** Begin SUPPLIED MATERIAL **

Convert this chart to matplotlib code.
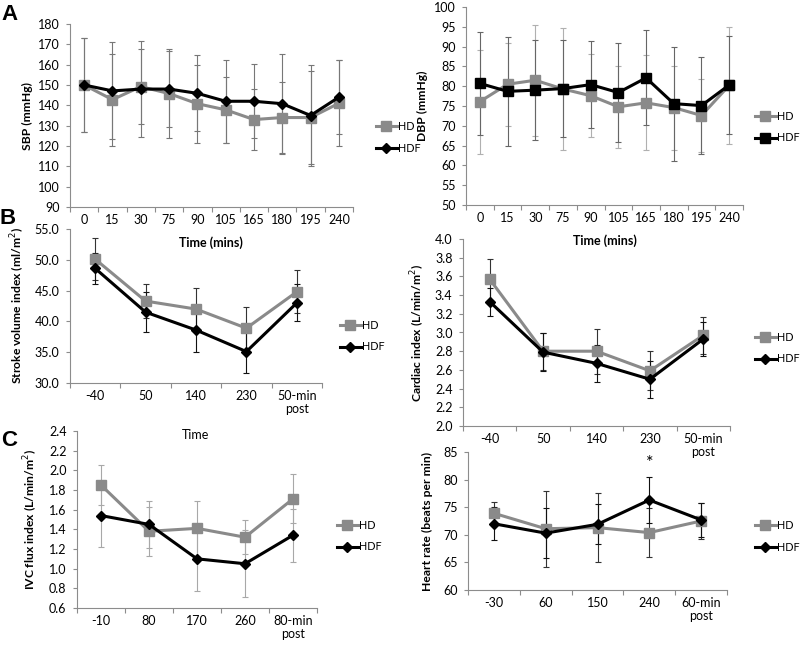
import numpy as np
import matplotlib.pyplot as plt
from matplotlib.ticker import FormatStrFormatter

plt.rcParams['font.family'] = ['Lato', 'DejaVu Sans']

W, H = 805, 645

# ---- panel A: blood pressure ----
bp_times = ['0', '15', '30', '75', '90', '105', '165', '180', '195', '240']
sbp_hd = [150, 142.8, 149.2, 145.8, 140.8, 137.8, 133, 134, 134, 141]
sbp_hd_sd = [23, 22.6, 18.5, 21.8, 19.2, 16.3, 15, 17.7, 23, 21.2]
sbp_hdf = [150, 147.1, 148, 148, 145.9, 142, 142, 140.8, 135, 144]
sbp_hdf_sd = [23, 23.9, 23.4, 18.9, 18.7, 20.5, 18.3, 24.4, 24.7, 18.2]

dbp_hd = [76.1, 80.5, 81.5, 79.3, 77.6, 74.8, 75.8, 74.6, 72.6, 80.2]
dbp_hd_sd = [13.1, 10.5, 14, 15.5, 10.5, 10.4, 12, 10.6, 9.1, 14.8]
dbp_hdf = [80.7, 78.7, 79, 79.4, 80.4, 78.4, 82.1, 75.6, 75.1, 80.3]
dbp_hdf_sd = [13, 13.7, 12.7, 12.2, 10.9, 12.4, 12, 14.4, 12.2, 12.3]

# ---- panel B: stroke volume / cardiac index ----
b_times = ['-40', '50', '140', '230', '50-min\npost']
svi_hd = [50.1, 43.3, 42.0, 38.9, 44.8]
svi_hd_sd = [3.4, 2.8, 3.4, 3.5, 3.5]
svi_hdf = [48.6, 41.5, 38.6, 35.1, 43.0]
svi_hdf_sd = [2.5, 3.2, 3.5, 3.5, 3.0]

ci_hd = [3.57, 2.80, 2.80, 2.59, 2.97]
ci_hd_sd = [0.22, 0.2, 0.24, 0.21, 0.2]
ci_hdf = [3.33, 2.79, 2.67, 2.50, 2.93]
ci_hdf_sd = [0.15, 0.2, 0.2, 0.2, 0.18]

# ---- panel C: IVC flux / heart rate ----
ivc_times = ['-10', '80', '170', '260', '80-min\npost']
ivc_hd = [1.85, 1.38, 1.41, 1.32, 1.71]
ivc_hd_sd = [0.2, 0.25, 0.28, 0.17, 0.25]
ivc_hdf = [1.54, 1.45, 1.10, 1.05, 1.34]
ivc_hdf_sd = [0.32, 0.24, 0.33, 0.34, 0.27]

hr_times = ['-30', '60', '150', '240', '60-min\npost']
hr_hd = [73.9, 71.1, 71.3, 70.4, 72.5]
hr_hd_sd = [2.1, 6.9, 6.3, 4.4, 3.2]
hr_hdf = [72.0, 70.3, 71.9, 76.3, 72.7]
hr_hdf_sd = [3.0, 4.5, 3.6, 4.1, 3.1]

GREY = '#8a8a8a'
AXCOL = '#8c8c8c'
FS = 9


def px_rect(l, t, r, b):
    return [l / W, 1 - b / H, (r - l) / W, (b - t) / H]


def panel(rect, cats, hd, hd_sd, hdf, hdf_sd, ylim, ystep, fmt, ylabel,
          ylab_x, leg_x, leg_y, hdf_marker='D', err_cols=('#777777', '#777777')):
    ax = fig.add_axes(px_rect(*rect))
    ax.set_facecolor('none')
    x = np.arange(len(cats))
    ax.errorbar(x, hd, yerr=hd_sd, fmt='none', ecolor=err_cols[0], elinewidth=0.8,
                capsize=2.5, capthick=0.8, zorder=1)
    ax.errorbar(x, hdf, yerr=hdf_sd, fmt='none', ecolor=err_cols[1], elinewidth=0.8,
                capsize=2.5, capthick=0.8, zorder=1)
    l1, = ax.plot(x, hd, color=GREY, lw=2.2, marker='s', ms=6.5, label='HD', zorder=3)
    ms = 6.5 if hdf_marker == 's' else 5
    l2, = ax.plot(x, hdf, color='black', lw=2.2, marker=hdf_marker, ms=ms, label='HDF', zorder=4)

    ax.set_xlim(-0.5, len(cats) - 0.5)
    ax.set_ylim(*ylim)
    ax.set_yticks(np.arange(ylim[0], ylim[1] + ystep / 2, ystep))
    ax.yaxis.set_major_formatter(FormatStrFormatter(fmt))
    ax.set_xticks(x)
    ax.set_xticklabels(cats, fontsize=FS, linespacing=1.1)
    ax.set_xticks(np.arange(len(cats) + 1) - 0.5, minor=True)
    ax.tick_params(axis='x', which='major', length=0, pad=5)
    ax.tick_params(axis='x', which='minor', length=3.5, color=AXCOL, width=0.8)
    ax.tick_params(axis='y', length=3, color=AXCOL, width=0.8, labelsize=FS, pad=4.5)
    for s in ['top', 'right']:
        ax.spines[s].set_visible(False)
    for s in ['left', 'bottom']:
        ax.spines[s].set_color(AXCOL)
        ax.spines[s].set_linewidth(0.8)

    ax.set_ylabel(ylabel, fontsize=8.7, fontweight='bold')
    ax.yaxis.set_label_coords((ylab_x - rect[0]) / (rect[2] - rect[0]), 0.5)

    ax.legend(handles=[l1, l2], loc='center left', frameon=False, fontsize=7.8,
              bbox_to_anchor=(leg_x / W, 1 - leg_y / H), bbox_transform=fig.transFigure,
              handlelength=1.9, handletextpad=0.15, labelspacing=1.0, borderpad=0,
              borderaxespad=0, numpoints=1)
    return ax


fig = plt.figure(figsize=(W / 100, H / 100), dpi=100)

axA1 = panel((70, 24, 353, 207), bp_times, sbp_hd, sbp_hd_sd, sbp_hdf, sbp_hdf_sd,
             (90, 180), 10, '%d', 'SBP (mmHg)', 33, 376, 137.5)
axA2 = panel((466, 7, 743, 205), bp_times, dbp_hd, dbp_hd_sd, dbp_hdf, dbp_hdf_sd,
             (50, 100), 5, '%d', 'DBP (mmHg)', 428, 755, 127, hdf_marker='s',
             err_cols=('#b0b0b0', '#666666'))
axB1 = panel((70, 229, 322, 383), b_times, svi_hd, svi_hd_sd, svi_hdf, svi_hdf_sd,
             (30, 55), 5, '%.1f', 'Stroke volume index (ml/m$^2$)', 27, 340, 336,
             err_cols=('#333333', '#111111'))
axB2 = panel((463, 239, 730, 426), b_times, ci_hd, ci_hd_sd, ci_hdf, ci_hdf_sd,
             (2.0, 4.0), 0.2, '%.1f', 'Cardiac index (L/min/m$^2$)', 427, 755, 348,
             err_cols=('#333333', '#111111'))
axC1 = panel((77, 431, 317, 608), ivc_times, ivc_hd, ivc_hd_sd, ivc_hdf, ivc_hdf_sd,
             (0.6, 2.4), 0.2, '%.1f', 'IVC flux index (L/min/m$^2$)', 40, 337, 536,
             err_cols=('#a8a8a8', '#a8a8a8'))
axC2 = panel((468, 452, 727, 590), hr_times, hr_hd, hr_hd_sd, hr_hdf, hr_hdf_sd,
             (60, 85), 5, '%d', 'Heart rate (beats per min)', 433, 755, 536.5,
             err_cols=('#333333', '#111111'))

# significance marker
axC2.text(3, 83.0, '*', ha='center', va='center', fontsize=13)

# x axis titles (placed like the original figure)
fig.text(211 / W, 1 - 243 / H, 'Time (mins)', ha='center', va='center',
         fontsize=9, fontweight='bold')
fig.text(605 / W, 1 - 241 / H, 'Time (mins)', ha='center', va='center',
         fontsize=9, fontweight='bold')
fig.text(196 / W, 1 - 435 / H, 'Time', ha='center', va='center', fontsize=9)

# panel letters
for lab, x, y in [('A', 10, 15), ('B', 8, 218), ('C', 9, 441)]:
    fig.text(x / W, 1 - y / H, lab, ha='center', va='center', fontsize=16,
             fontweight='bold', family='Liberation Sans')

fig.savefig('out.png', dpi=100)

** End SUPPLIED MATERIAL **

> SHORT EXERCISE: Write down every line from the opening of the listing to the line with "W, H = 805, 645", both included, and nothing else; the pictures are omitted.

> RESULT:
Convert this chart to matplotlib code.
import numpy as np
import matplotlib.pyplot as plt
from matplotlib.ticker import FormatStrFormatter

plt.rcParams['font.family'] = ['Lato', 'DejaVu Sans']

W, H = 805, 645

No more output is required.